Retype exactly what runs from the first line of the data to the line with "plt.rcParams['font.family'] = ['Liberation", keeping both of those lines and skipping pictures.

***** Given information *****

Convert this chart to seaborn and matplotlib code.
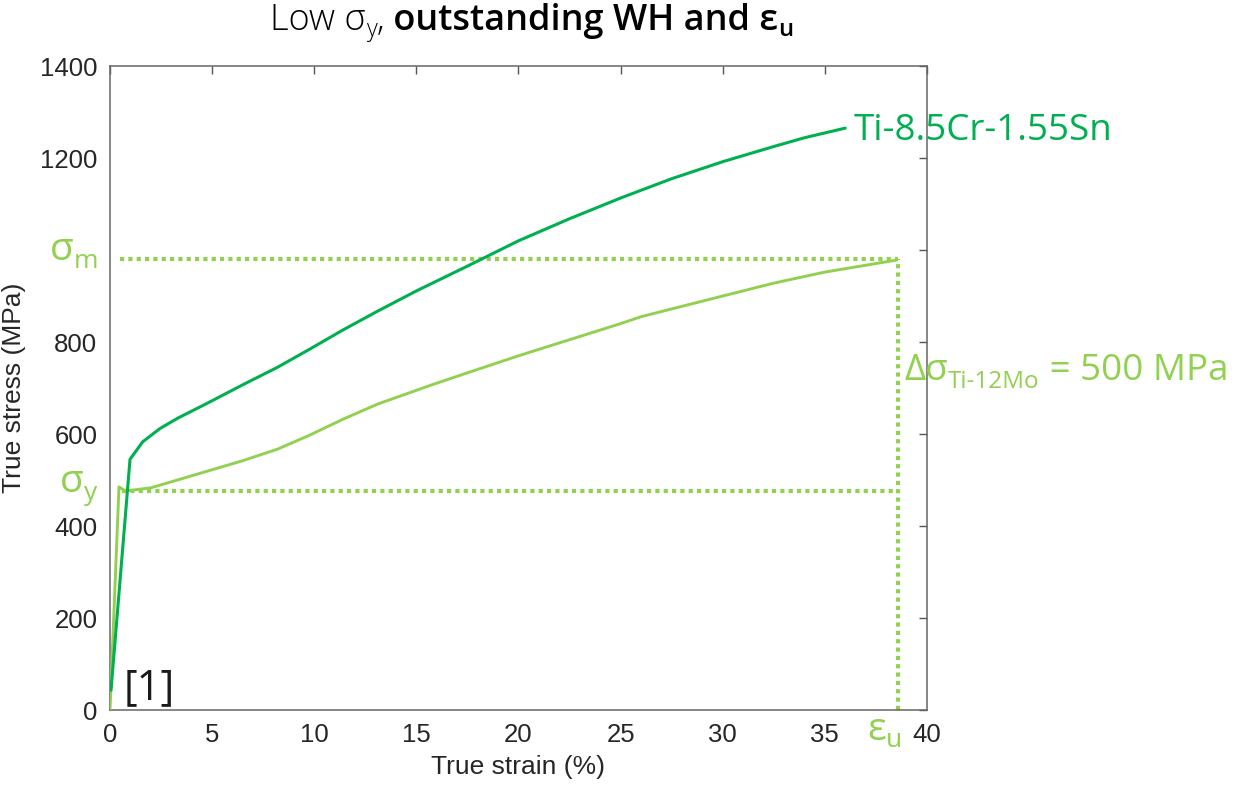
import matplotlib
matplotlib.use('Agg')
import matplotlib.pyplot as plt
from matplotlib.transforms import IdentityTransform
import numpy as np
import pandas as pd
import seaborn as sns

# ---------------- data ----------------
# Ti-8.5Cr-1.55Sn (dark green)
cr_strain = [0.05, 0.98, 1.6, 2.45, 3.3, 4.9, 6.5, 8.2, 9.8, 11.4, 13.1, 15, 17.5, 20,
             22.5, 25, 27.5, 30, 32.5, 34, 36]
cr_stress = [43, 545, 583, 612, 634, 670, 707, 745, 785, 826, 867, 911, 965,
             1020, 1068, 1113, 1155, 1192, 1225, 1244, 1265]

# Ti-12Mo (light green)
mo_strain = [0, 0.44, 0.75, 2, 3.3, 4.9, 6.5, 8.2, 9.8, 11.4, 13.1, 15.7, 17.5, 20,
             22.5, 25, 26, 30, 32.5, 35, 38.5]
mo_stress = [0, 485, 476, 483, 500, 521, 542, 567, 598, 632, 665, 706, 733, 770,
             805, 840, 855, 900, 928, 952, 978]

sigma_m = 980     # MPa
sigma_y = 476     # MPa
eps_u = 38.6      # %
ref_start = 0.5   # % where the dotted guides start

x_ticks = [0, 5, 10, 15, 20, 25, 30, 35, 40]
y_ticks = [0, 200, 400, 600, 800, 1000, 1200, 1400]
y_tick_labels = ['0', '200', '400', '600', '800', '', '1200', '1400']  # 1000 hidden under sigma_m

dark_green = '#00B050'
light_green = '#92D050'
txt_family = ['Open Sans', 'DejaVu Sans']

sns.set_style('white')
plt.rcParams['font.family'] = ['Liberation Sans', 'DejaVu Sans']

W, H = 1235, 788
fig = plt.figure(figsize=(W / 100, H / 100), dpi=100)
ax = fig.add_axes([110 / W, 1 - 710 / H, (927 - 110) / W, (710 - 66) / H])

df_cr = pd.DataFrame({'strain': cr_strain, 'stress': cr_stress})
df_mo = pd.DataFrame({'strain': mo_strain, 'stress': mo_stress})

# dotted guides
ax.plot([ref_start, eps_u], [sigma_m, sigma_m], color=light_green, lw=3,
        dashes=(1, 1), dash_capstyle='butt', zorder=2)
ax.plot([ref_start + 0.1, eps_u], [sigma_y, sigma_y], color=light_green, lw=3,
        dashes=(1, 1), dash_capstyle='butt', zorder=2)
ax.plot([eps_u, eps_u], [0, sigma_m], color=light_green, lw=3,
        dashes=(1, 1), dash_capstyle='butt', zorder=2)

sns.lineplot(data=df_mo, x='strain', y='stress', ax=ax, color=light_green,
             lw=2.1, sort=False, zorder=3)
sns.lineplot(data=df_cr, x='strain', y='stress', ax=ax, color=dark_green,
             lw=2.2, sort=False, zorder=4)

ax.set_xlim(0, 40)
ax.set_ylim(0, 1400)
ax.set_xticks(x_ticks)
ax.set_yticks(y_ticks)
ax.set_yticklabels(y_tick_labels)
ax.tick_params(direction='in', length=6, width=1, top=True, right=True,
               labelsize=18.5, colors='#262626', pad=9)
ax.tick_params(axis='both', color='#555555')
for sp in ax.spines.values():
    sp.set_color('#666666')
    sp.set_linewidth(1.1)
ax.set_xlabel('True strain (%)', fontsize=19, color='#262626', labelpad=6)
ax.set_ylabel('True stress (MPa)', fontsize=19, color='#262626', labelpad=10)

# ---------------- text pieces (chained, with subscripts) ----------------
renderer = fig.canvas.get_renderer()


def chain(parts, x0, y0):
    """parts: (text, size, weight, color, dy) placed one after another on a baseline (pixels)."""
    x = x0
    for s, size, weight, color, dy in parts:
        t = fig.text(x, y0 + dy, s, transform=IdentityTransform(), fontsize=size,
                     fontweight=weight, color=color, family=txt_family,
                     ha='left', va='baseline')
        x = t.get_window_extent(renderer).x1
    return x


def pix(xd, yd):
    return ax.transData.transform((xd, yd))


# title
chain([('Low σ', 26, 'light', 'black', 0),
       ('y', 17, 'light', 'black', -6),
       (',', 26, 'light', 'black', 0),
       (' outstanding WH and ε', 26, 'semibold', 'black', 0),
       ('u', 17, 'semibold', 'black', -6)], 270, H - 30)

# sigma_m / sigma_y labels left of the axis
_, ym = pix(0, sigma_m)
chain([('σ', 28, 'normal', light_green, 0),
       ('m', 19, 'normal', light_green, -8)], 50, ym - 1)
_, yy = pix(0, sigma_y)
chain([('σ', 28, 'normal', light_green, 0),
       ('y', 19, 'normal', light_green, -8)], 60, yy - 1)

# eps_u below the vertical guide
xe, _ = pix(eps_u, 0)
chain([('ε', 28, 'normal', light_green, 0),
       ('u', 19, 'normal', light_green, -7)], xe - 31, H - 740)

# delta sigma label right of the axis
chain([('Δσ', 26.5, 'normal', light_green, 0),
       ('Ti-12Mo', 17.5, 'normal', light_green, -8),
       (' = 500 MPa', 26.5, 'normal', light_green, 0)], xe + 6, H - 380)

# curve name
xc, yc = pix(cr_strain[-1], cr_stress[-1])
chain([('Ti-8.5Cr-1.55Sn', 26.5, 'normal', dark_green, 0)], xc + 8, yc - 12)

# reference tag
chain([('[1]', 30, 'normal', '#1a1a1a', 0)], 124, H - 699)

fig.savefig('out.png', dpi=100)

*****

* Output for this task *
Convert this chart to seaborn and matplotlib code.
import matplotlib
matplotlib.use('Agg')
import matplotlib.pyplot as plt
from matplotlib.transforms import IdentityTransform
import numpy as np
import pandas as pd
import seaborn as sns

# ---------------- data ----------------
# Ti-8.5Cr-1.55Sn (dark green)
cr_strain = [0.05, 0.98, 1.6, 2.45, 3.3, 4.9, 6.5, 8.2, 9.8, 11.4, 13.1, 15, 17.5, 20,
             22.5, 25, 27.5, 30, 32.5, 34, 36]
cr_stress = [43, 545, 583, 612, 634, 670, 707, 745, 785, 826, 867, 911, 965,
             1020, 1068, 1113, 1155, 1192, 1225, 1244, 1265]

# Ti-12Mo (light green)
mo_strain = [0, 0.44, 0.75, 2, 3.3, 4.9, 6.5, 8.2, 9.8, 11.4, 13.1, 15.7, 17.5, 20,
             22.5, 25, 26, 30, 32.5, 35, 38.5]
mo_stress = [0, 485, 476, 483, 500, 521, 542, 567, 598, 632, 665, 706, 733, 770,
             805, 840, 855, 900, 928, 952, 978]

sigma_m = 980     # MPa
sigma_y = 476     # MPa
eps_u = 38.6      # %
ref_start = 0.5   # % where the dotted guides start

x_ticks = [0, 5, 10, 15, 20, 25, 30, 35, 40]
y_ticks = [0, 200, 400, 600, 800, 1000, 1200, 1400]
y_tick_labels = ['0', '200', '400', '600', '800', '', '1200', '1400']  # 1000 hidden under sigma_m

dark_green = '#00B050'
light_green = '#92D050'
txt_family = ['Open Sans', 'DejaVu Sans']

sns.set_style('white')
plt.rcParams['font.family'] = ['Liberation Sans', 'DejaVu Sans']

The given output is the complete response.